Наши создатели не скрывают, зачем нас сотворили. Им нужны были развлечения, веселье, утехи. Для них это забава, для нас, обычных людей, – мучительная пытка. Но мы поклоняемся им, потому что альтернатива куда хуже. Они – наши боги, наши демоны, наши хозяева. В их холодных, отстранённых сердцах мы никогда не будем равными. Всё, что нам остаётся в этой жалкой жизни, – выбрать бога, которому мы будем поклоняться издалека, и молиться, чтобы никогда не встретиться с нашими создателями. Ибо нет участи страшнее, чем привлечь взгляд бога.
Если это случится, твоя история не закончится счастливо. Поэтому в нашем мире мы прячемся от тех, кому поклоняемся. Наше поклонение – это страх. В мире идолов света и тьмы мы, смертные, лишь пытаемся выжить.
Дарина
Сладкий запах карамели окутывал. Он шёл от платков ночных женщин, от языков пьяниц, облизывающих табак под фонарями, от воздуха, ласкавшего ноздри.
Мне здесь нравилось.
Любили облупленные дома, каждое – своего цвета. Нравились окрики ночных женщин, когда мы с Ведагором шагали по булыжной улице, переступая трещины.
Ведагор называл это «забытым районом» столицы, но местные звали «Потерянной площадью».
Забытая или потерянная, она тонула в разврате, но я чувствовала: здесь мой дом. Может, я – тёмный цветок, что расцветает в пороке.
Миле бы понравилось.
Я отогнала мысль.
Лошадей оставили у леса, дальше шли пешком. Я оглядывалась на дворец, мерцающий на холме. Мысли о Миле и Море терзали, не давая раствориться в аромате сикеры.
Хотелось вернуться за Милой, вырвать её из хватки Мора. Но она предала. Я должна смириться.
Жаль, поездка от родников заняла лишь два часа. Я бы дольше наслаждалась волнением площади.

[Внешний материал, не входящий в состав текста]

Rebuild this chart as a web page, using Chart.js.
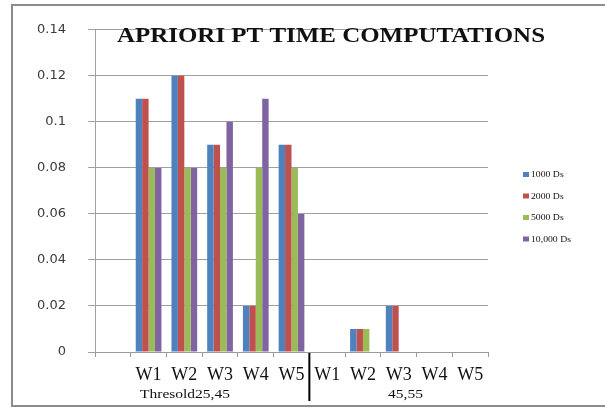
<!DOCTYPE html>
<html>
<head>
<meta charset="utf-8">
<script src="https://cdn.jsdelivr.net/npm/chart.js@4"></script>
<style>
html,body{margin:0;padding:0;background:#fff;}
#wrap{width:605px;height:407px;position:relative;}
</style>
</head>
<body>
<div id="wrap"><canvas id="c" width="605" height="407"></canvas></div>
<script>
const categories = ["", "W1", "W2", "W3", "W4", "W5", "W1", "W2", "W3", "W4", "W5"];
const seriesNames = ["1000 Ds", "2000 Ds", "5000 Ds", "10,000 Ds"];
const s1000  = [null, 0.11, 0.12, 0.09, 0.02, 0.09, 0, 0.01, 0.02, 0, 0];
const s2000  = [null, 0.11, 0.12, 0.09, 0.02, 0.09, 0, 0.01, 0.02, 0, 0];
const s5000  = [null, 0.08, 0.08, 0.08, 0.08, 0.08, 0, 0.01, 0, 0, 0];
const s10000 = [null, 0.08, 0.08, 0.10, 0.11, 0.06, 0, 0, 0, 0, 0];
const yTicks = [0, 0.02, 0.04, 0.06, 0.08, 0.1, 0.12, 0.14];
const groupLabels = ["Thresold25,45", "45,55"];
const titleText = "APRIORI PT TIME COMPUTATIONS";
const colors = ["#4F81BD", "#C0504D", "#9BBB59", "#8064A2"];

function drawStretched(ctx, text, x, y, targetWidth) {
  const w = ctx.measureText(text).width;
  const k = targetWidth / w;
  ctx.save();
  ctx.translate(x, y);
  ctx.scale(k, 1);
  ctx.fillText(text, 0, 0);
  ctx.restore();
}

const decor = {
  id: 'decor',
  beforeDraw(chart) {
    const ctx = chart.ctx;
    ctx.save();
    ctx.fillStyle = '#fff';
    ctx.fillRect(0, 0, chart.width, chart.height);
    ctx.strokeStyle = '#8c8c8c';
    ctx.lineWidth = 2;
    ctx.strokeRect(12, 5, 640, 401);
    ctx.restore();
  },
  afterDraw(chart) {
    const ctx = chart.ctx;
    const x = chart.scales.x;
    const area = chart.chartArea;
    ctx.save();
    // title
    ctx.fillStyle = '#111';
    ctx.font = 'bold 21px "Liberation Serif", serif';
    ctx.textAlign = 'left';
    ctx.textBaseline = 'alphabetic';
    drawStretched(ctx, titleText, 117, 42, 428);
    // divider between groups
    const xDiv = (x.getPixelForValue(5) + x.getPixelForValue(6)) / 2;
    ctx.strokeStyle = '#000';
    ctx.lineWidth = 2;
    ctx.beginPath();
    ctx.moveTo(xDiv, area.bottom + 1);
    ctx.lineTo(xDiv, 401);
    ctx.stroke();
    // group labels
    ctx.font = '12px "Liberation Serif", serif';
    ctx.fillStyle = '#111';
    ctx.textBaseline = 'middle';
    ctx.textAlign = 'left';
    drawStretched(ctx, groupLabels[0], 140, 395, 90);
    drawStretched(ctx, groupLabels[1], 388, 395, 35);
    // legend
    ctx.font = '9px "Liberation Serif", serif';
    chart.data.datasets.forEach((ds, i) => {
      const y = 175 + i * 21.5;
      ctx.fillStyle = ds.backgroundColor;
      ctx.fillRect(523, y - 3, 6, 5);
      ctx.fillStyle = '#111';
      const w = ctx.measureText(ds.label).width;
      drawStretched(ctx, ds.label, 531, y, w * 1.08);
    });
    ctx.restore();
  }
};

const datasets = [s1000, s2000, s5000, s10000].map((d, i) => ({
  label: seriesNames[i],
  data: d,
  backgroundColor: colors[i],
  borderWidth: 0,
  categoryPercentage: 0.72,
  barPercentage: 1.0
}));

new Chart(document.getElementById('c'), {
  type: 'bar',
  data: { labels: categories, datasets: datasets },
  options: {
    responsive: false,
    animation: false,
    devicePixelRatio: 1,
    layout: { padding: { left: 0, right: 117, top: 25, bottom: 0 } },
    plugins: {
      legend: { display: false },
      title: { display: false },
      tooltip: { enabled: false }
    },
    scales: {
      x: {
        offset: true,
        grid: {
          offset: true,
          drawOnChartArea: false,
          drawTicks: true,
          tickLength: 5,
          color: '#9a9a9a'
        },
        border: { display: true, color: '#9a9a9a', width: 1 },
        ticks: {
          color: '#111',
          font: { family: '"Liberation Serif", serif', size: 18 },
          padding: 7,
          maxRotation: 0,
          autoSkip: false
        },
        afterFit(s) { s.height = 407 - 352; }
      },
      y: {
        min: 0,
        max: 0.14,
        afterBuildTicks(s) { s.ticks = yTicks.map(v => ({ value: v })); },
        grid: {
          color: '#a0a0a0',
          lineWidth: 1,
          drawTicks: true,
          tickLength: 7
        },
        border: { display: true, color: '#a0a0a0', width: 1 },
        ticks: {
          color: '#3a3a3a',
          font: { family: '"DejaVu Sans", sans-serif', size: 13 },
          padding: 22,
          callback: v => String(v)
        },
        afterFit(s) { s.width = 95; }
      }
    }
  },
  plugins: [decor]
});
</script>
</body>
</html>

До рассвета Ведагор повёл по улочке между лавками. Дети играли с палками, высекающими искры, гоняясь по кругу.
Шипение манило, как змей к заклинателю. Хотелось схватить палку и биться с детьми.
Я натянула капюшон, скрыв лицо. Ведагор тоже укрыл голову, его шуба сливалась с моим плащом, отбрасывая тени.
– Площадь так зовут не зря, – сказал он. – Здесь никто ничего не видит.
Я поняла, когда мы остановились у хлипкой двери. Ведагор постучал трижды, с долгими паузами.
Беззубый старик приоткрыл дверь. Запах мяса дразнил голодный желудок.
Ведагор сунул ему бумагу.
– Заблудились.
Я прищурилась. На купюре – лицо Мора. Деньги. Хорошие деньги.
В Асии я слышала о бумажных купюрах, но не видела. Конечно, на них Мор!
Старик выхватил бумагу. Ведагор казался утончённым рядом с ним. Старик кашлянул, глядя на наши ботинки, и пнул дверь.
– Заходите, – прохрипел он. – Тепло выпускаете.
Ведагор вошёл первым. Я – за ним, с лёгкой улыбкой. Не думала, что он даст чувство безопасности.
Внутри пахло затхлостью, одеялами и грязью. Я обошла пятно на дорожке, тянувшейся к шаткой лестнице.
Сердце ёкнуло.
Старик указал наверх.
– Комната четыре.
Ведагор прошёл мимо, мех шубы выглядел нелепо в этой дыре. Не бордель, но я бы предпочла кровати госпожи Лучезары на Муксалме.
Я спешила за Ведагором, как за компасом. Его ухмылка не осталась незамеченной.
Лестница скрипела под шагами. На площадке было темнее ночи. Я сдерживала порыв вцепиться в его шубу.